How Does Czech Law Score Against English Law?
The former belongs to the common law tradition while the latter is based on civil law. The main difference, though, is one of trust.
The common law trusts people to enter into legal relations and does not intervene, for better or worse, to a great extent. The civil law trusts us less and tells us what we can and cannot do, sometimes helpfully and sometimes rather less so.
Let us consider the basics. Two business people wish to enter into a contract. Under both English and Czech law, they will probably enter into a written contract. To put it crudely, if an English lawyer drafts the contract, he will listen to what the parties want and write it down, bearing in mind a few key principles, laws and cases. If the draftsman is a Czech lawyer, he will look into a little book and see what the law tells him about that kind of contract, which may or may not be what the parties have in mind. One-nil to English law for flexibility.
What happens if a contract fails to fulfil the characteristics required by law or, if it is a novel type of contract, is not sufficiently clear? For example, a non-residential lease contract provides for a monthly payment from the lessee but does not split this into rent and service charges. Under Czech law, the contract will be invalid or non-existent. Under English law, an insufficiently clear contract will be void for uncertainty but, before reaching this conclusion, the court will try to make it work by implying into it terms which reasonable business people would have included. Two-nil to English law.
But take the normal practice of amending a contract after its execution to take into account changed circumstances. The parties to a Czech law contract will enter into a simple amendment agreement. The parties to an English law contract will, however, need to provide new consideration (each party either provides an advantage to the other or suffers a disadvantage itself), because the amendment agreement is a new contract. That is, unless the parties use a special form of agreement called a deed. Forget the consideration, and you have not amended your original contract. Czech law scores on practicality: two-one.
Writing, writing everywhere
Written form is another point in hand. English statute provides that certain kinds of contract must be made in writing. Examples include contracts for the disposal of interests in land and financial instruments such as promissory notes, as well as certain consumer credit agreements. Other types of contract, like guarantees, merely need to be evidenced in writing. This rule, which dates from 1677, was intended to make life difficult for those seeking to sue under a guarantee which they fraudulently claimed had been granted orally. The requirement for written form is exceptional and imposed only where there is a good reason for it. Is that the case with Czech law? To me, faced with a seemingly huge range of contracts which must be in writing, from licence agreements to contracts for the operation of motor vehicles, the answer seems to be no. With the score at three-one, Czech law should be getting nervous.

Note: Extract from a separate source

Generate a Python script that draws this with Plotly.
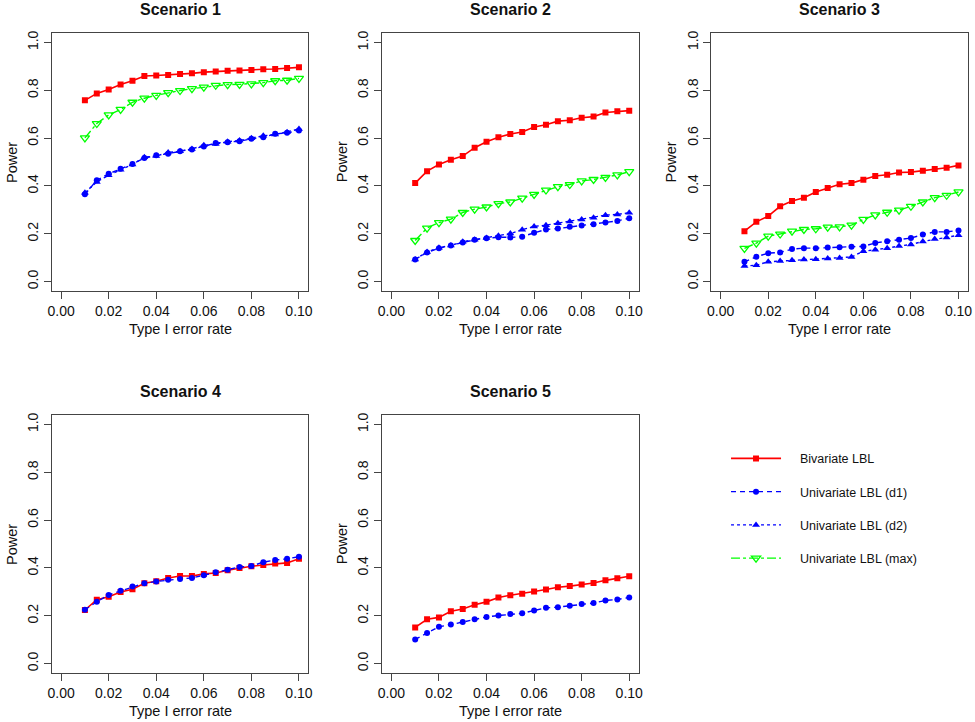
import plotly.graph_objects as go

# ---------------- data ----------------
alpha = [0.010, 0.015, 0.020, 0.025, 0.030, 0.035, 0.040, 0.045, 0.050, 0.055,
         0.060, 0.065, 0.070, 0.075, 0.080, 0.085, 0.090, 0.095, 0.100]

scenario_names = ["Scenario 1", "Scenario 2", "Scenario 3", "Scenario 4", "Scenario 5"]
series_names = ["Bivariate LBL", "Univariate LBL (d1)", "Univariate LBL (d2)", "Univariate LBL (max)"]

s1_biv = [0.758, 0.787, 0.803, 0.824, 0.840, 0.860, 0.862, 0.864, 0.868, 0.871,
          0.876, 0.879, 0.882, 0.883, 0.885, 0.888, 0.889, 0.893, 0.896]
s1_d1 = [0.365, 0.424, 0.451, 0.472, 0.492, 0.517, 0.528, 0.535, 0.545, 0.553,
         0.565, 0.580, 0.583, 0.587, 0.597, 0.604, 0.618, 0.622, 0.632]
s1_d2 = [0.372, 0.417, 0.445, 0.468, 0.490, 0.520, 0.525, 0.540, 0.545, 0.555,
         0.570, 0.575, 0.585, 0.590, 0.600, 0.610, 0.615, 0.625, 0.638]
s1_max = [0.601, 0.661, 0.697, 0.720, 0.750, 0.767, 0.779, 0.790, 0.799, 0.807,
          0.813, 0.821, 0.824, 0.825, 0.827, 0.832, 0.840, 0.842, 0.850]

s2_biv = [0.412, 0.462, 0.490, 0.510, 0.525, 0.560, 0.585, 0.604, 0.617, 0.626,
          0.647, 0.656, 0.671, 0.675, 0.685, 0.690, 0.707, 0.712, 0.715]
s2_d1 = [0.093, 0.122, 0.140, 0.151, 0.164, 0.175, 0.181, 0.186, 0.185, 0.188,
         0.204, 0.218, 0.222, 0.229, 0.235, 0.240, 0.247, 0.254, 0.265]
s2_d2 = [0.093, 0.124, 0.142, 0.151, 0.167, 0.175, 0.182, 0.192, 0.201, 0.217,
         0.231, 0.236, 0.244, 0.251, 0.260, 0.267, 0.278, 0.281, 0.288]
s2_max = [0.172, 0.224, 0.247, 0.261, 0.289, 0.303, 0.312, 0.326, 0.333, 0.349,
          0.365, 0.383, 0.397, 0.406, 0.421, 0.427, 0.436, 0.446, 0.460]

s3_biv = [0.211, 0.250, 0.274, 0.315, 0.337, 0.351, 0.375, 0.392, 0.407, 0.412,
          0.426, 0.442, 0.447, 0.456, 0.458, 0.464, 0.471, 0.476, 0.486]
s3_d1 = [0.083, 0.104, 0.119, 0.122, 0.136, 0.140, 0.140, 0.143, 0.144, 0.146,
         0.147, 0.162, 0.169, 0.175, 0.182, 0.197, 0.208, 0.208, 0.214]
s3_d2 = [0.065, 0.069, 0.083, 0.086, 0.089, 0.092, 0.094, 0.097, 0.099, 0.103,
         0.127, 0.133, 0.140, 0.149, 0.155, 0.168, 0.178, 0.185, 0.194]
s3_max = [0.139, 0.161, 0.190, 0.199, 0.211, 0.218, 0.221, 0.228, 0.229, 0.236,
          0.260, 0.279, 0.290, 0.299, 0.315, 0.333, 0.351, 0.361, 0.375]

s4_biv = [0.224, 0.267, 0.279, 0.299, 0.311, 0.336, 0.344, 0.358, 0.366, 0.366,
          0.375, 0.379, 0.390, 0.400, 0.407, 0.412, 0.418, 0.421, 0.438]
s4_d1 = [0.225, 0.258, 0.287, 0.304, 0.322, 0.336, 0.343, 0.350, 0.354, 0.358,
         0.369, 0.382, 0.392, 0.404, 0.408, 0.424, 0.433, 0.438, 0.447]

s5_biv = [0.151, 0.185, 0.193, 0.219, 0.228, 0.246, 0.258, 0.276, 0.286, 0.292,
          0.301, 0.310, 0.319, 0.324, 0.331, 0.337, 0.348, 0.357, 0.365]
s5_d1 = [0.101, 0.128, 0.154, 0.163, 0.174, 0.185, 0.195, 0.201, 0.207, 0.210,
         0.222, 0.233, 0.236, 0.242, 0.249, 0.253, 0.264, 0.268, 0.276]

x_tick_vals = [0.00, 0.02, 0.04, 0.06, 0.08, 0.10]
x_tick_text = ["0.00", "0.02", "0.04", "0.06", "0.08", "0.10"]
y_tick_vals = [0.0, 0.2, 0.4, 0.6, 0.8, 1.0]
y_tick_text = ["0.0", "0.2", "0.4", "0.6", "0.8", "1.0"]
x_title = "Type I error rate"
y_title = "Power"

# ---------------- styling ----------------
W, H = 975, 722
FONT = "Liberation Sans, Arial, Helvetica, sans-serif"
styles = {
    "Bivariate LBL": dict(color="#FF0000", dash="solid", symbol="square", size=6, open=False, width=1.6),
    "Univariate LBL (d1)": dict(color="#0000FF", dash="5px,4px", symbol="circle", size=6, open=False, width=1.4),
    "Univariate LBL (d2)": dict(color="#0000FF", dash="dot", symbol="triangle-up", size=7, open=False, width=1.4),
    "Univariate LBL (max)": dict(color="#00FF00", dash="dashdot", symbol="triangle-down-open", size=8, open=True, width=1.4),
}

panels = [
    ("Scenario 1", [s1_biv, s1_d1, s1_d2, s1_max]),
    ("Scenario 2", [s2_biv, s2_d1, s2_d2, s2_max]),
    ("Scenario 3", [s3_biv, s3_d1, s3_d2, s3_max]),
    ("Scenario 4", [s4_biv, s4_d1]),
    ("Scenario 5", [s5_biv, s5_d1]),
]

# pixel boxes (left, top) of each plotting region
box_w, box_h = 259, 259
lefts = [48, 381, 713, 48, 381]
tops = [31, 31, 31, 414, 414]

NBSP = "\u00a0"
fig = go.Figure()
annotations = []
layout_axes = {}

for i, (title, series) in enumerate(panels):
    k = i + 1
    xa = "x" if k == 1 else f"x{k}"
    ya = "y" if k == 1 else f"y{k}"
    for name, vals in zip(series_names, series):
        st = styles[name]
        marker = dict(symbol=st["symbol"], size=st["size"], color=st["color"])
        if st["open"]:
            marker["line"] = dict(color=st["color"], width=1.3)
        else:
            marker["line"] = dict(width=0)
        fig.add_trace(go.Scatter(
            x=alpha, y=vals, mode="lines+markers", name=NBSP * 4 + name,
            line=dict(color=st["color"], dash=st["dash"], width=st["width"]),
            marker=marker, xaxis=xa, yaxis=ya,
            legendgroup=name, showlegend=(k == 1),
        ))
    L, T = lefts[i], tops[i]
    xd = [L / W, (L + box_w) / W]
    yd = [1 - (T + box_h) / H, 1 - T / H]
    axis_common = dict(showline=True, mirror=True, linecolor="#444", linewidth=1,
                       ticks="outside", ticklen=7, tickcolor="#444", tickwidth=1,
                       showgrid=False, zeroline=False,
                       tickfont=dict(family=FONT, size=14, color="#111"))
    layout_axes["xaxis" if k == 1 else f"xaxis{k}"] = dict(
        domain=xd, range=[-0.004, 0.104], tickmode="array",
        tickvals=x_tick_vals, ticktext=x_tick_text, anchor=ya, **axis_common)
    layout_axes["yaxis" if k == 1 else f"yaxis{k}"] = dict(
        domain=yd, range=[-0.04, 1.04], tickmode="array",
        tickvals=y_tick_vals, ticktext=y_tick_text, tickangle=-90, anchor=xa, **axis_common)
    cx = (L + box_w / 2) / W
    annotations.append(dict(text=f"<b>{title}</b>", x=cx, y=1 - (T - 23) / H,
                            xref="paper", yref="paper", showarrow=False,
                            xanchor="center", yanchor="middle",
                            font=dict(family=FONT, size=16, color="#111")))
    annotations.append(dict(text=x_title, x=cx, y=1 - (T + box_h + 38) / H,
                            xref="paper", yref="paper", showarrow=False,
                            xanchor="center", yanchor="middle",
                            font=dict(family=FONT, size=14.5, color="#111")))
    annotations.append(dict(text=y_title, x=(L - 40) / W, y=1 - (T + box_h / 2) / H,
                            xref="paper", yref="paper", showarrow=False, textangle=-90,
                            xanchor="center", yanchor="middle",
                            font=dict(family=FONT, size=14.5, color="#111")))

fig.update_layout(
    width=W, height=H,
    margin=dict(l=0, r=0, t=0, b=0),
    paper_bgcolor="white", plot_bgcolor="white",
    annotations=annotations,
    legend=dict(x=728 / W, y=1 - 443 / H, xanchor="left", yanchor="top",
                font=dict(family=FONT, size=12.5, color="#111"),
                itemwidth=50, tracegroupgap=14, bgcolor="rgba(0,0,0,0)"),
    **layout_axes,
)

fig.write_html(
    "out.html",
    config={"displayModeBar": False},
    post_script="document.body.style.margin='0px';document.body.style.overflow='hidden';",
)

And then there are notarised signatures. These are not so commonly required under Czech contract law as is written form, although, for instance, if you are selling an ownership interest in a Czech private limited company (an “s.r.o.”), both parties’ signatures will need to be notarised. But to incorporate change the details of or dissolve a company under Czech law, all filings with the commercial register will require a notarised signature. And when incorporating a company in England? You provide a statement to the registrar of companies saying that you have complied with the law and, if he agrees, the company will be incorporated. At the final whistle: four-one to English law.
And we have hardly begun. What about the terms of the contract and their interpretation, the parties’ obligations and the consequences of breach? How can you terminate and what are the results? More next time. Perhaps, though, in the great British tradition of fair play, I should state that Czech law is getting better all the time. The new civil code and corporations act, which will come into force in a year and a half, put much greater emphasis on freedom of contract. But, in the end, the law may be a bit like an English lawn: water it, cut it, water it, cut it and three hundred years later, you have one.